## RECORDS FOR THE EXERCISE

## BEGIN

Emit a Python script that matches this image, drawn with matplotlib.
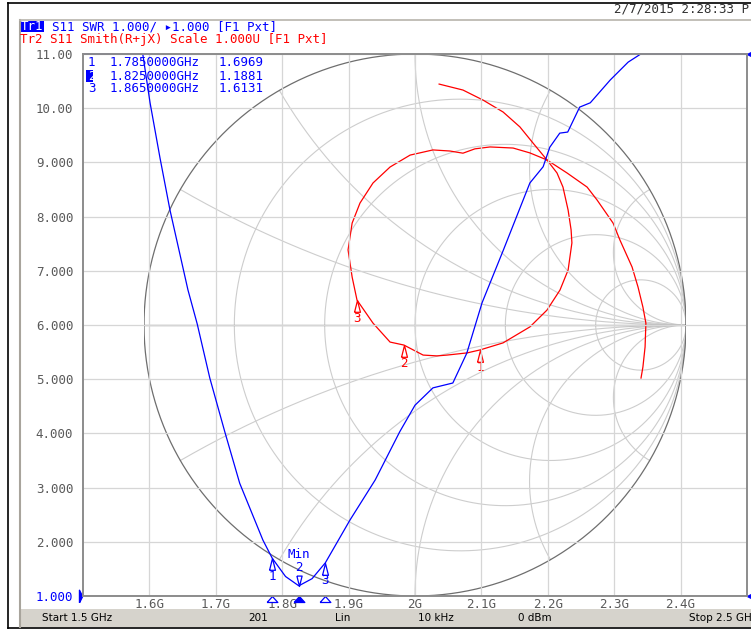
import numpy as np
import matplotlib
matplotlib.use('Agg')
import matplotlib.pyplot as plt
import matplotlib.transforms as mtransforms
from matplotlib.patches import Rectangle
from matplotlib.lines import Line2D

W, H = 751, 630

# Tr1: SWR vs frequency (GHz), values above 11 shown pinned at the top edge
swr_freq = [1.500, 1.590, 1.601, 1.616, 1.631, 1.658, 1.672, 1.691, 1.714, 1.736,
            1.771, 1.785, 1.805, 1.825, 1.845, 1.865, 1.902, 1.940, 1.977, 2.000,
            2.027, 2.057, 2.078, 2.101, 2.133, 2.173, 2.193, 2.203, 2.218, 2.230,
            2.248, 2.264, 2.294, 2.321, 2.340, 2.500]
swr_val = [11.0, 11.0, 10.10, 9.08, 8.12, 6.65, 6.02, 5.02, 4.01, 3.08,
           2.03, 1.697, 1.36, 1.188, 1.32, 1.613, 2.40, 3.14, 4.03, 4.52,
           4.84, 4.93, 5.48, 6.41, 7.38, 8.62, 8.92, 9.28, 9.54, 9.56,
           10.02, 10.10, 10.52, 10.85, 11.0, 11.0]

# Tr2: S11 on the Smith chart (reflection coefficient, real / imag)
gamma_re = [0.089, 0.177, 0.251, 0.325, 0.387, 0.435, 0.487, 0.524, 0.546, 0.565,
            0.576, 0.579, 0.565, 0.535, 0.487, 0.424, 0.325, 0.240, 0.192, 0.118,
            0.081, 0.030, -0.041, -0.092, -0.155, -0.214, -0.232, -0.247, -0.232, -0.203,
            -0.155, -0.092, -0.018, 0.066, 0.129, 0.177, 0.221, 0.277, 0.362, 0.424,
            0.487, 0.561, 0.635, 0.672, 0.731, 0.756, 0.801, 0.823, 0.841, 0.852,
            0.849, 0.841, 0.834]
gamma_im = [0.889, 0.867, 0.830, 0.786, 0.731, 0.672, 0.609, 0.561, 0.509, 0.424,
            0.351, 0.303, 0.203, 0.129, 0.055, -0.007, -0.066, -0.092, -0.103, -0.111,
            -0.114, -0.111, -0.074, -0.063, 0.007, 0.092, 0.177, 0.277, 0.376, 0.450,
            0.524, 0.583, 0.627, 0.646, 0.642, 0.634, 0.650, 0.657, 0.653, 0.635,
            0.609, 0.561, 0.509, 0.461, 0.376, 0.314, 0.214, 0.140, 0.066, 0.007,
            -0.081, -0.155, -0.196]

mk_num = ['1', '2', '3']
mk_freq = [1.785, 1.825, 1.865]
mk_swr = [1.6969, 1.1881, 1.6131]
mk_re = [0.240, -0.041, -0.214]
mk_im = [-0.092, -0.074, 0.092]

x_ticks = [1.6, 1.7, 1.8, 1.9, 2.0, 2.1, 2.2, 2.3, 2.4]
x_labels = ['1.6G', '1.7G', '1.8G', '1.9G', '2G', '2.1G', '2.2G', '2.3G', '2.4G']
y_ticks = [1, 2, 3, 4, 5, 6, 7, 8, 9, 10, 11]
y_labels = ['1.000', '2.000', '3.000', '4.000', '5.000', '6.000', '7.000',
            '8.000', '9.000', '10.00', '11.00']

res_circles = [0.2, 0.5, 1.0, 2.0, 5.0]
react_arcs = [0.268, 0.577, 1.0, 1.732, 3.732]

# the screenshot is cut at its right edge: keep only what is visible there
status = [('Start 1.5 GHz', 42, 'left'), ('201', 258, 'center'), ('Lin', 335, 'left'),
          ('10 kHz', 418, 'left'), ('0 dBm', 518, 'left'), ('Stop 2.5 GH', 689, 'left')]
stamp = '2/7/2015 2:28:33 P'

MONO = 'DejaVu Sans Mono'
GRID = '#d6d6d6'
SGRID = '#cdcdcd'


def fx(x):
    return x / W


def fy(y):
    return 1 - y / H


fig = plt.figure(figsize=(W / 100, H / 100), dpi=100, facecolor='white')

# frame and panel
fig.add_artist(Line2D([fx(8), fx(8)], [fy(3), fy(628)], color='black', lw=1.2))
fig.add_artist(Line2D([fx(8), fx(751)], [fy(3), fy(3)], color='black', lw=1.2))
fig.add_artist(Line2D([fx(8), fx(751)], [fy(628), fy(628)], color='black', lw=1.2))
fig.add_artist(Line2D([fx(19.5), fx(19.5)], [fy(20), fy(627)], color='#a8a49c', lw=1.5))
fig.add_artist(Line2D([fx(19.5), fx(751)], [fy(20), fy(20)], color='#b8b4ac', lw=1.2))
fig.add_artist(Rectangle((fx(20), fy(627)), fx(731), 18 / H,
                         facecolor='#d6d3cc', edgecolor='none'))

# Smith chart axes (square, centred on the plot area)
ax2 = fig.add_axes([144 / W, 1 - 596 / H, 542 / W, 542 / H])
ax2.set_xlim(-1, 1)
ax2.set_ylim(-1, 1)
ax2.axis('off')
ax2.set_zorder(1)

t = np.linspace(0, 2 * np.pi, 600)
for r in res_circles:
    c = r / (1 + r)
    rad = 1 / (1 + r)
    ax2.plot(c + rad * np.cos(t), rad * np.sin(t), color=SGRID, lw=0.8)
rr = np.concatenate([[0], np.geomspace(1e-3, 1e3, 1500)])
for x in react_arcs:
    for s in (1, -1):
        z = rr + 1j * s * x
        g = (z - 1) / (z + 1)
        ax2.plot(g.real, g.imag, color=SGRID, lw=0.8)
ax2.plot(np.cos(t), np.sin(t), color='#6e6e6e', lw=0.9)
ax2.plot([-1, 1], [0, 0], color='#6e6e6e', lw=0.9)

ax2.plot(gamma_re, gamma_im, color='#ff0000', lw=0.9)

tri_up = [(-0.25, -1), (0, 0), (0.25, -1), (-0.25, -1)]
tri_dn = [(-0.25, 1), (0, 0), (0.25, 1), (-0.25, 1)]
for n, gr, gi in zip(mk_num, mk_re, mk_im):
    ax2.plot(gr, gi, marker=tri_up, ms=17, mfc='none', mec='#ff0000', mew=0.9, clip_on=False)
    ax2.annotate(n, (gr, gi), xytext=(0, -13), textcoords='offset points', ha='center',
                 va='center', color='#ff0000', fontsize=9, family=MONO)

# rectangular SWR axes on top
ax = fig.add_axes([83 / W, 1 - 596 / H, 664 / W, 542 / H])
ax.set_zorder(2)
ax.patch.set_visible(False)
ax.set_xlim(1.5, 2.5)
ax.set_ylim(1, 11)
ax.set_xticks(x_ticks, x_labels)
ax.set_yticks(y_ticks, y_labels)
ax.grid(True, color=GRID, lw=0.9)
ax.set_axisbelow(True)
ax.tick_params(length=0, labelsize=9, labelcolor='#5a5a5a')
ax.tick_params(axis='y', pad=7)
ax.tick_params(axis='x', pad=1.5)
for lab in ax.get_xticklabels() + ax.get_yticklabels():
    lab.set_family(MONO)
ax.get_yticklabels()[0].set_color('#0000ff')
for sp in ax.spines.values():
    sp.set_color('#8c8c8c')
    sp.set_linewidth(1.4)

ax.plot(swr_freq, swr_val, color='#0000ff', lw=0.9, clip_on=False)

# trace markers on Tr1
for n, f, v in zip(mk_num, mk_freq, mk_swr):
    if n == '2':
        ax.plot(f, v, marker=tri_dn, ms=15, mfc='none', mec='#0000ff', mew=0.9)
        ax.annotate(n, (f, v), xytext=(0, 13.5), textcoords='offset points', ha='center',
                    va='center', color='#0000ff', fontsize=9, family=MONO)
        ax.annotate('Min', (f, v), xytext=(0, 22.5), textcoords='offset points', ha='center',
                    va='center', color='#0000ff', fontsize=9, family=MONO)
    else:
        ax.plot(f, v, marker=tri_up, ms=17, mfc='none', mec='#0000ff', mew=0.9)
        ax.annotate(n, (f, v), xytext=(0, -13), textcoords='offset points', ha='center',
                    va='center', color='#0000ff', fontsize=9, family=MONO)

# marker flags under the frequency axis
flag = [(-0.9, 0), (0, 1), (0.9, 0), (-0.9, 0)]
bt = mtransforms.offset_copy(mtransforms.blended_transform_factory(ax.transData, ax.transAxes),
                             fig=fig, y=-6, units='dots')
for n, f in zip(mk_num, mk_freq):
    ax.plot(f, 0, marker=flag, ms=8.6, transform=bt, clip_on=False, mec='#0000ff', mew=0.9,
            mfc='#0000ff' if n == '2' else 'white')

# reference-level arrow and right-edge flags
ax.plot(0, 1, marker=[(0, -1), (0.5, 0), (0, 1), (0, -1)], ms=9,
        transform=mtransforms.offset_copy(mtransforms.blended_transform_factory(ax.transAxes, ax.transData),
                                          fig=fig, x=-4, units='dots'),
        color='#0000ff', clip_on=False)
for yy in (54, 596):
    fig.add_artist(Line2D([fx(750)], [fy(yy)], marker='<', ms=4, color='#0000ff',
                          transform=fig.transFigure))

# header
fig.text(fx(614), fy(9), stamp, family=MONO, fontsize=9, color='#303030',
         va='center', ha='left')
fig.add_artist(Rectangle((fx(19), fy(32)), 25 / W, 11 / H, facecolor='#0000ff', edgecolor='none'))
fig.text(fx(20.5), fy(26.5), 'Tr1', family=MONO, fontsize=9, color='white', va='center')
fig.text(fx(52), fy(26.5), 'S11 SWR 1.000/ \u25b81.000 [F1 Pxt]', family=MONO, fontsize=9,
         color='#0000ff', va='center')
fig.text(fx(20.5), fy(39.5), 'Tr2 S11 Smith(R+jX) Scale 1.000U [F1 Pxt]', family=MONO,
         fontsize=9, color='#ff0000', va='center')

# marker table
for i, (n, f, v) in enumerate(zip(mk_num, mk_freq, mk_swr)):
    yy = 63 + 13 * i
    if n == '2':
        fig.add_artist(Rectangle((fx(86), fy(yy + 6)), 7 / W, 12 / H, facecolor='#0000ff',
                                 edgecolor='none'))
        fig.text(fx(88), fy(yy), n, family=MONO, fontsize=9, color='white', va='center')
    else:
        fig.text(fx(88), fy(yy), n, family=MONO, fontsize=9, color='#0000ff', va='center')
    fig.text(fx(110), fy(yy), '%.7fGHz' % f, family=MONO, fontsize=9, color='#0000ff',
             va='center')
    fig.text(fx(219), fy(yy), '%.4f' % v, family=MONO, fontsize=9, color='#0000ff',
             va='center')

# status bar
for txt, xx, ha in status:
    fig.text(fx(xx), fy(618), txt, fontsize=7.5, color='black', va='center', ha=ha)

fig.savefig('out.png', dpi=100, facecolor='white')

## END
## BEGIN

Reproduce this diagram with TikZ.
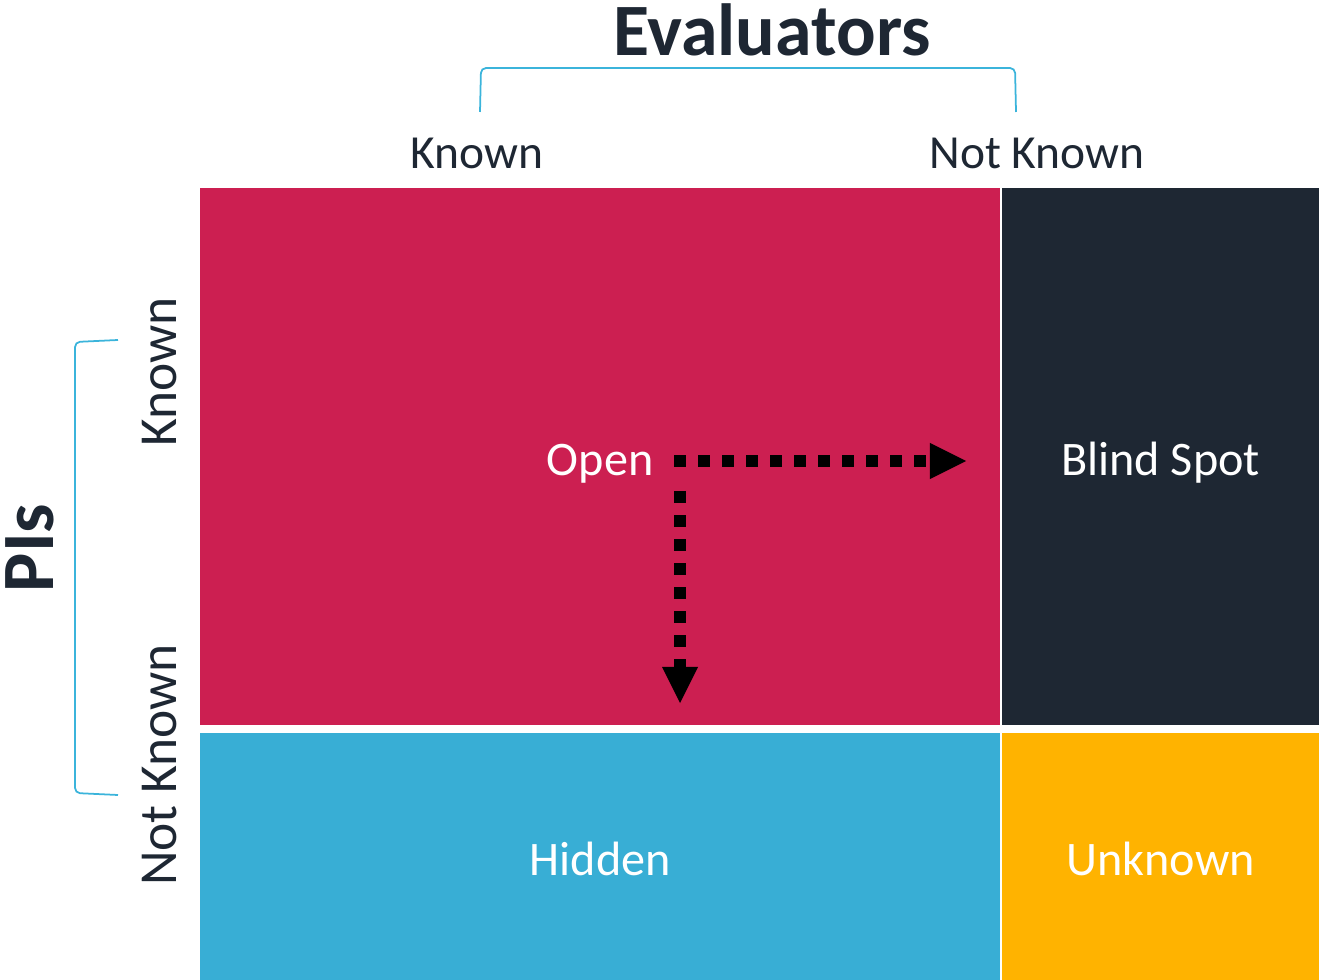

## END

## THE TASK
Do not include pictures. Give again exactly the lines starting at the one with "Emit a Python" and ending at the one with "10.02, 10.10, 10.52, 10.85, 11.0, 11.0]", both included.

## ANSWER IN FULL
Emit a Python script that matches this image, drawn with matplotlib.
import numpy as np
import matplotlib
matplotlib.use('Agg')
import matplotlib.pyplot as plt
import matplotlib.transforms as mtransforms
from matplotlib.patches import Rectangle
from matplotlib.lines import Line2D

W, H = 751, 630

# Tr1: SWR vs frequency (GHz), values above 11 shown pinned at the top edge
swr_freq = [1.500, 1.590, 1.601, 1.616, 1.631, 1.658, 1.672, 1.691, 1.714, 1.736,
            1.771, 1.785, 1.805, 1.825, 1.845, 1.865, 1.902, 1.940, 1.977, 2.000,
            2.027, 2.057, 2.078, 2.101, 2.133, 2.173, 2.193, 2.203, 2.218, 2.230,
            2.248, 2.264, 2.294, 2.321, 2.340, 2.500]
swr_val = [11.0, 11.0, 10.10, 9.08, 8.12, 6.65, 6.02, 5.02, 4.01, 3.08,
           2.03, 1.697, 1.36, 1.188, 1.32, 1.613, 2.40, 3.14, 4.03, 4.52,
           4.84, 4.93, 5.48, 6.41, 7.38, 8.62, 8.92, 9.28, 9.54, 9.56,
           10.02, 10.10, 10.52, 10.85, 11.0, 11.0]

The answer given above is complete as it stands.